The Butler, however, had all the benchmarks of the type of movie the Academy would regularly reward. With beautiful cinematography, an all-star cast of actors both black and white, social commentary on the 1960s and 70s, and a true story about mistakes made by white people set right again by more white people. So why did Lee Daniels get snubbed?

My prejudice was no factor in thoroughly enjoying The Butler from beginning to end. Based very loosely on a true story, much like American Hustle, The Butler tells the story of Cecil Gaines, a White House domestic servant, as he leads his life and family through the tumultuous 20th century and the early years of the 21st.
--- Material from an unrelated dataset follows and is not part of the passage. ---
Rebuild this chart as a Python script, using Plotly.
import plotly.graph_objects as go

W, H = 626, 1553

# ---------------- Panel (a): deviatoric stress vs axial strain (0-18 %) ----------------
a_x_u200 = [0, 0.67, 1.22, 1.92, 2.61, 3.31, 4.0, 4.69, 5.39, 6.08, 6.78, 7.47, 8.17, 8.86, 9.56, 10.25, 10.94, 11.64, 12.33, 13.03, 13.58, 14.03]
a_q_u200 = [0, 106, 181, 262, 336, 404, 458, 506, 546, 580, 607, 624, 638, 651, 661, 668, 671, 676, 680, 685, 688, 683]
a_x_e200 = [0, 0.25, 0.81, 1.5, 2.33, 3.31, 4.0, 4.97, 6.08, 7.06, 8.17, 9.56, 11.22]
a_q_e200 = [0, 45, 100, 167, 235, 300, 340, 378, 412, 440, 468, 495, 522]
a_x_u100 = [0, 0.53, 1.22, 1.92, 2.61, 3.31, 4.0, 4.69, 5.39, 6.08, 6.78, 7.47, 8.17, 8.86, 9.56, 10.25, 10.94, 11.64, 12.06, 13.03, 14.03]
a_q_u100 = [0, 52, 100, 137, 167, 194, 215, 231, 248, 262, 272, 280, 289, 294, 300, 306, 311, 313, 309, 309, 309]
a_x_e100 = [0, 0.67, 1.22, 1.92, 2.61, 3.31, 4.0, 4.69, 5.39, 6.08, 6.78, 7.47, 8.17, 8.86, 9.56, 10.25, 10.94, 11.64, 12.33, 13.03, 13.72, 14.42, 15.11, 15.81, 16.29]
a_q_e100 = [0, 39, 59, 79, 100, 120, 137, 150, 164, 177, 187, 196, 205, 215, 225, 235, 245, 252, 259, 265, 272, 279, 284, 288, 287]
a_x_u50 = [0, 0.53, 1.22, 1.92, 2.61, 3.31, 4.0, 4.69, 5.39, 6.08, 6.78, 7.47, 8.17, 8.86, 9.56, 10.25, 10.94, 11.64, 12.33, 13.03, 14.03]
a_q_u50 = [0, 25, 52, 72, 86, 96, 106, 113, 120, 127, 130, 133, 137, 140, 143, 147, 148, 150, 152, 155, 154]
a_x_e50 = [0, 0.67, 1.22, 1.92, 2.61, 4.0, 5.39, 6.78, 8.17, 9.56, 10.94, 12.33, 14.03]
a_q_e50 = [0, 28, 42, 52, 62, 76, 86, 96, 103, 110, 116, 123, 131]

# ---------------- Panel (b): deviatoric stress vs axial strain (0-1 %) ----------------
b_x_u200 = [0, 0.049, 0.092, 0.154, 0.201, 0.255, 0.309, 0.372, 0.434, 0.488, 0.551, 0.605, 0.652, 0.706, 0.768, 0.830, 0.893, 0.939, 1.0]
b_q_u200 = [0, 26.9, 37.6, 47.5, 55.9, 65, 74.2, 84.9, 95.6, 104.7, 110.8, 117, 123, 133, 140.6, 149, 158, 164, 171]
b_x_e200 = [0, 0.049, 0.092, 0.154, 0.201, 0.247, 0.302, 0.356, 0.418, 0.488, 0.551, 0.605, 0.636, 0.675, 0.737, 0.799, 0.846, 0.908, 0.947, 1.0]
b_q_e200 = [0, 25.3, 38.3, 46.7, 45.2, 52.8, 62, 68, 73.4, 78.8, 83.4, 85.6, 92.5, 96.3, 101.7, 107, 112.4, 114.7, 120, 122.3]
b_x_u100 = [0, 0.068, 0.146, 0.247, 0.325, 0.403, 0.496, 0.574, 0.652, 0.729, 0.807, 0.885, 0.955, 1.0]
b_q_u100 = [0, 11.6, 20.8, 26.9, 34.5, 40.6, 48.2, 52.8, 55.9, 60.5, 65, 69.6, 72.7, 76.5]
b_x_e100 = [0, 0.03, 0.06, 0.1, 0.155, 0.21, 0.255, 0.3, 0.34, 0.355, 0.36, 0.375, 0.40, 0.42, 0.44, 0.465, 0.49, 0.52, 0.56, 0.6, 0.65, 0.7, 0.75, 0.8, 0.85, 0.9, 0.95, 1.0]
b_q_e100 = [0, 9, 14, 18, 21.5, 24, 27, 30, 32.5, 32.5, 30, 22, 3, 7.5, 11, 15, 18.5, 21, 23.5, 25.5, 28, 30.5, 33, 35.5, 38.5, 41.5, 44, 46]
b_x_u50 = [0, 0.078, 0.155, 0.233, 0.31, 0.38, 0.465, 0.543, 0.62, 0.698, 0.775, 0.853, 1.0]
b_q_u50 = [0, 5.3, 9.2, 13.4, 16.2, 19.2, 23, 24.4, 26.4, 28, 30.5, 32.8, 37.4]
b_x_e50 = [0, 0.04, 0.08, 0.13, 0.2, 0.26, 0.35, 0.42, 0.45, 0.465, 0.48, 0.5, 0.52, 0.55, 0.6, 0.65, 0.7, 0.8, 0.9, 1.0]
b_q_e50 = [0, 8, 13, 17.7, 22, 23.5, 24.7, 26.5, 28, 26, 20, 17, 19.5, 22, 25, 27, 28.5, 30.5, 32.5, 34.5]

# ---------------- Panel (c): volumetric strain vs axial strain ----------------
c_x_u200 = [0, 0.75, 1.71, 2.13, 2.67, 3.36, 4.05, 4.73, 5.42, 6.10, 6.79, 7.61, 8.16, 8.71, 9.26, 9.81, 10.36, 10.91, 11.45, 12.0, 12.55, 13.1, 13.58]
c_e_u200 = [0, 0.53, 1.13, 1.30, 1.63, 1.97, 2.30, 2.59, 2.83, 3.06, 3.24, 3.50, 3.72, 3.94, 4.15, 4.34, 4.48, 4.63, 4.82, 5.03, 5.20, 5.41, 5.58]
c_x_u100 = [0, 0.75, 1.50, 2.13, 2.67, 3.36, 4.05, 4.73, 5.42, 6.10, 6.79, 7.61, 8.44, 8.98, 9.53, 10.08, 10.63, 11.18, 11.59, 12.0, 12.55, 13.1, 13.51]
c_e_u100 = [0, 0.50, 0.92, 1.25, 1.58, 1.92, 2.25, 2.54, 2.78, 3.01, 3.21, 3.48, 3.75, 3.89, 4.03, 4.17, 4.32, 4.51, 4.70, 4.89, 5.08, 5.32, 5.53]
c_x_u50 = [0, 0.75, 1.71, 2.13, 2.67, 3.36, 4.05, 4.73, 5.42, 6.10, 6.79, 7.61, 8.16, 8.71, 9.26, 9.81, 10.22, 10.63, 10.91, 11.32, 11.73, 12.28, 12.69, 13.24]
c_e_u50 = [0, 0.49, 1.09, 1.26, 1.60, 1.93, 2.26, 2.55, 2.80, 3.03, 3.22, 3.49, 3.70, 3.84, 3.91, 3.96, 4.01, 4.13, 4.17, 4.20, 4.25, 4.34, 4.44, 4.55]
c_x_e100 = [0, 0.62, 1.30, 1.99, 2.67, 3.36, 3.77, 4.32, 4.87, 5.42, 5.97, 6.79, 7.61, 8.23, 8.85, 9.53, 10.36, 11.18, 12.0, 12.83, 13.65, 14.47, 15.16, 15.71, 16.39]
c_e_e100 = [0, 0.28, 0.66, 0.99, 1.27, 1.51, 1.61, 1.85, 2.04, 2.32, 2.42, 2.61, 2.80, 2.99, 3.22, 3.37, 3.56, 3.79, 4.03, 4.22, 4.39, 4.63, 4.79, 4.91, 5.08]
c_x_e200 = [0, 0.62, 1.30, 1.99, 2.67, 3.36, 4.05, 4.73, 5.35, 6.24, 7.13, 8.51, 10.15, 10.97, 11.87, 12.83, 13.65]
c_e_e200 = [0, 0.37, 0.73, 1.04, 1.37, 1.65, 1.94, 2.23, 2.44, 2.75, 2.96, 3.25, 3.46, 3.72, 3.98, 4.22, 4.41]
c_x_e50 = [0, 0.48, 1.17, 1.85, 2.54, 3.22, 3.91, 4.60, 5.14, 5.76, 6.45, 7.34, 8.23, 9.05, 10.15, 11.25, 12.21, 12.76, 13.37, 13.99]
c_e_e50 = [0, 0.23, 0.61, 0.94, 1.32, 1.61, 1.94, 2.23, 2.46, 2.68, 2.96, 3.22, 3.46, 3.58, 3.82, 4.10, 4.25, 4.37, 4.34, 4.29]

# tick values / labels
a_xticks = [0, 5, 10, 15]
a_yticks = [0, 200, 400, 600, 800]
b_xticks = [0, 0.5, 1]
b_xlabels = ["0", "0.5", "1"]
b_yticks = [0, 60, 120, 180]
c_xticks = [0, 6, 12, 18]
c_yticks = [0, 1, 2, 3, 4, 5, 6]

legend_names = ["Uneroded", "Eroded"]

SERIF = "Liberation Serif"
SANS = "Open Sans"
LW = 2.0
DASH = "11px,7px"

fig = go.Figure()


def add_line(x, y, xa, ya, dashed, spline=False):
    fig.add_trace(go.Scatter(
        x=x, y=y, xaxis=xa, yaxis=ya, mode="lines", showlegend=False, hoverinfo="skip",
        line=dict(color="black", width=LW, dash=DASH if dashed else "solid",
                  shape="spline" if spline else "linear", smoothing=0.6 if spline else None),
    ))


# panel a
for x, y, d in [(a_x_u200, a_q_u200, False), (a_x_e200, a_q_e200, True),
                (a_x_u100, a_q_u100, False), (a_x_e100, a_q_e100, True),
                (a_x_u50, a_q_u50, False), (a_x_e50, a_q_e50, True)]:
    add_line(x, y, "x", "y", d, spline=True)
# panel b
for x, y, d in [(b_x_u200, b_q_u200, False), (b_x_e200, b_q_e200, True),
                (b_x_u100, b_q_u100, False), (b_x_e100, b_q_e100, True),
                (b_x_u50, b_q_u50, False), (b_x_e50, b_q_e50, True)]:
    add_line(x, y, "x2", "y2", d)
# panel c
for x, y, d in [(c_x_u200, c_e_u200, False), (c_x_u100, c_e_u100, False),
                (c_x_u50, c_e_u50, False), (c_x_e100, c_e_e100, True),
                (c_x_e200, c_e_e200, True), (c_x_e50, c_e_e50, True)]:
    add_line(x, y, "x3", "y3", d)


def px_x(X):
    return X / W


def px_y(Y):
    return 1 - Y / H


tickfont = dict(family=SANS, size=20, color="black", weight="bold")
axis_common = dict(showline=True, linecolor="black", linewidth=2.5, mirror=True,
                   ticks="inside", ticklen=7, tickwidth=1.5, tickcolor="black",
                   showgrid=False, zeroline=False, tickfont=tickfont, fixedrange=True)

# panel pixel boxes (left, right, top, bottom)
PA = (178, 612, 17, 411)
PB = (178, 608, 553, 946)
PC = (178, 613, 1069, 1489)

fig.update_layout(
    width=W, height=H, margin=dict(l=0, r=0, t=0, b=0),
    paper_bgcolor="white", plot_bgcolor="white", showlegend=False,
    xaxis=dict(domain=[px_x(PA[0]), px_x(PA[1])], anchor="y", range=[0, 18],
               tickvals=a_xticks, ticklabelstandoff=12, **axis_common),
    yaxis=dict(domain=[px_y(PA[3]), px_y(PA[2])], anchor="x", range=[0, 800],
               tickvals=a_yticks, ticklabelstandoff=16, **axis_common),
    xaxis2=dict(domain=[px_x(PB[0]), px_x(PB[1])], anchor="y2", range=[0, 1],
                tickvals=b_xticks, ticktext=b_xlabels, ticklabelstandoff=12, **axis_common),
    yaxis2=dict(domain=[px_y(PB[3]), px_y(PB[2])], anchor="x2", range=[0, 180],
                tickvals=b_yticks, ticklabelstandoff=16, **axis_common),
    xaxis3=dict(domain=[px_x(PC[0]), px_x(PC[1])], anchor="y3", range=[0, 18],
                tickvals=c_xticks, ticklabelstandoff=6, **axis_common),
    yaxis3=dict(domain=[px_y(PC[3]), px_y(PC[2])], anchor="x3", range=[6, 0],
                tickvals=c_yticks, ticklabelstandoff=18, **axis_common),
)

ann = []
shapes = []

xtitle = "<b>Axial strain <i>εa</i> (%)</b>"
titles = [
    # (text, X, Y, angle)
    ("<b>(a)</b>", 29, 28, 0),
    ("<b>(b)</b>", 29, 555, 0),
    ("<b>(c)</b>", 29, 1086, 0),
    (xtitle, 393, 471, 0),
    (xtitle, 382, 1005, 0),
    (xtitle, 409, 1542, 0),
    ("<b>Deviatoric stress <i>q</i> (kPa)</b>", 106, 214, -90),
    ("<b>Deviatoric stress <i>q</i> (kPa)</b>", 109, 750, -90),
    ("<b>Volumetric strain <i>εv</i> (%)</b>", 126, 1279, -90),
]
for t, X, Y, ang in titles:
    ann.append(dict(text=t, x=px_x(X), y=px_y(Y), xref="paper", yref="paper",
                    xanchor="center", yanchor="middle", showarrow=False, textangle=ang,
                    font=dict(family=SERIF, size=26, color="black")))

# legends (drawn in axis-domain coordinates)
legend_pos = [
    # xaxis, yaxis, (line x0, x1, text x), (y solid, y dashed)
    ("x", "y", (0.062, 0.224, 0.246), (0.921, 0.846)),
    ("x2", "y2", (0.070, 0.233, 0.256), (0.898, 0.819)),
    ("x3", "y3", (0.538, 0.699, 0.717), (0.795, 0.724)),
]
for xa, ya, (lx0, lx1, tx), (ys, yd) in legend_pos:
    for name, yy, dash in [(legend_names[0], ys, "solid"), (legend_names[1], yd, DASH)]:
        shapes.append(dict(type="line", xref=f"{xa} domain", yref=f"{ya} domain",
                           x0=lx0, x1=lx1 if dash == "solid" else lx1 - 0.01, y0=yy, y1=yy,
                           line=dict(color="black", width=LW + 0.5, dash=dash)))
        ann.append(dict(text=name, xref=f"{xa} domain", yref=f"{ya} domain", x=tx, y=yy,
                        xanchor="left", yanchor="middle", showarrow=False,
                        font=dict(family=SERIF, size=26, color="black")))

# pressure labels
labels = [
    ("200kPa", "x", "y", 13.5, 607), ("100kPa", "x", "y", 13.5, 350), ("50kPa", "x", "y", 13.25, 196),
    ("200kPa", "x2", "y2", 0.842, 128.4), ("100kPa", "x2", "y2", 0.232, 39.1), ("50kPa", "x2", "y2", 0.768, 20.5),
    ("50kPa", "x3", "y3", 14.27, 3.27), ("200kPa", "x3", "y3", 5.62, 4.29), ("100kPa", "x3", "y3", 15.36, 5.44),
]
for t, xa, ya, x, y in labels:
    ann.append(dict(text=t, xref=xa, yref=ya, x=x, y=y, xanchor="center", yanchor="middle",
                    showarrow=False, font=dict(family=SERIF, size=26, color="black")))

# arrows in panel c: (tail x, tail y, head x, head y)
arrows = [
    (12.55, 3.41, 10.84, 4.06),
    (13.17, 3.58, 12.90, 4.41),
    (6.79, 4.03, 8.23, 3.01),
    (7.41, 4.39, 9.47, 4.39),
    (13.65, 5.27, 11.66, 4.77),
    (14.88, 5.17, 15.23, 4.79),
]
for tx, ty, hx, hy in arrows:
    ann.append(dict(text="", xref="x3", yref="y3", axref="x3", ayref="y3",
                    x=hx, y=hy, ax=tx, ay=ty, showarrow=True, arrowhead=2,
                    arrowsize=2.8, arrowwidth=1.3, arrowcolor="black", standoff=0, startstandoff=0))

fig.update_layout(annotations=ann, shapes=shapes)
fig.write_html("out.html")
Unfortunately for history fans, the most intriguing angle of The Butler was a complete Hollywood concoction. In order to show the changing social conditions in the United States from the 1950s to the current millennium, the movie also follows the story of Cecil’s son, Louis, as he joins the Civil Rights movement, the Black Panthers, and later, the Democratic Party as a nominee for Congress. Unfortunately, Louis Gaines was never a real person.

Eugene Allen, the man upon whom Cecil was based, was an actual White House butler for over 34 years. But unlike Cecil, Allen only had one son, who fought in and survived Vietnam. The character of Cecil is the father of two children, with the younger boy leaving to fight in Vietnam during the course of the movie. Still, these sorts of liberties are taken in many movies and can’t possibly be held up as an excuse for snubbing the film when American Hustle followed the same formula.

Obviously, not every movie can be nominated for Best Picture. Still, it seems like a slight against these two magnificent movies that neither was nominated when realistic stories about white men, like Nebraska and Captain Phillips, received their recognition from the Academy.

I am not arguing that either Lee Daniels’ The Butler or Fruitvale Station deserves to be awarded Best Picture. Neither was on the same level as 12 Years a Slave. Both movies, however, certainly deserve to be recognized ahead of some of the other Best Picture nominees.

While I don’t believe the Academy made malicious, racist decisions, I have to conclude that the slights given to these two movies were based on a subconscious prejudice that influences all of us. The diverse perspectives that can be brought together when a group of about 6,000 people vote on the best films of the year should counterbalance those prejudices. But that outcome is impossible when the Academy is 94 percent white, 77 percent male, and very old.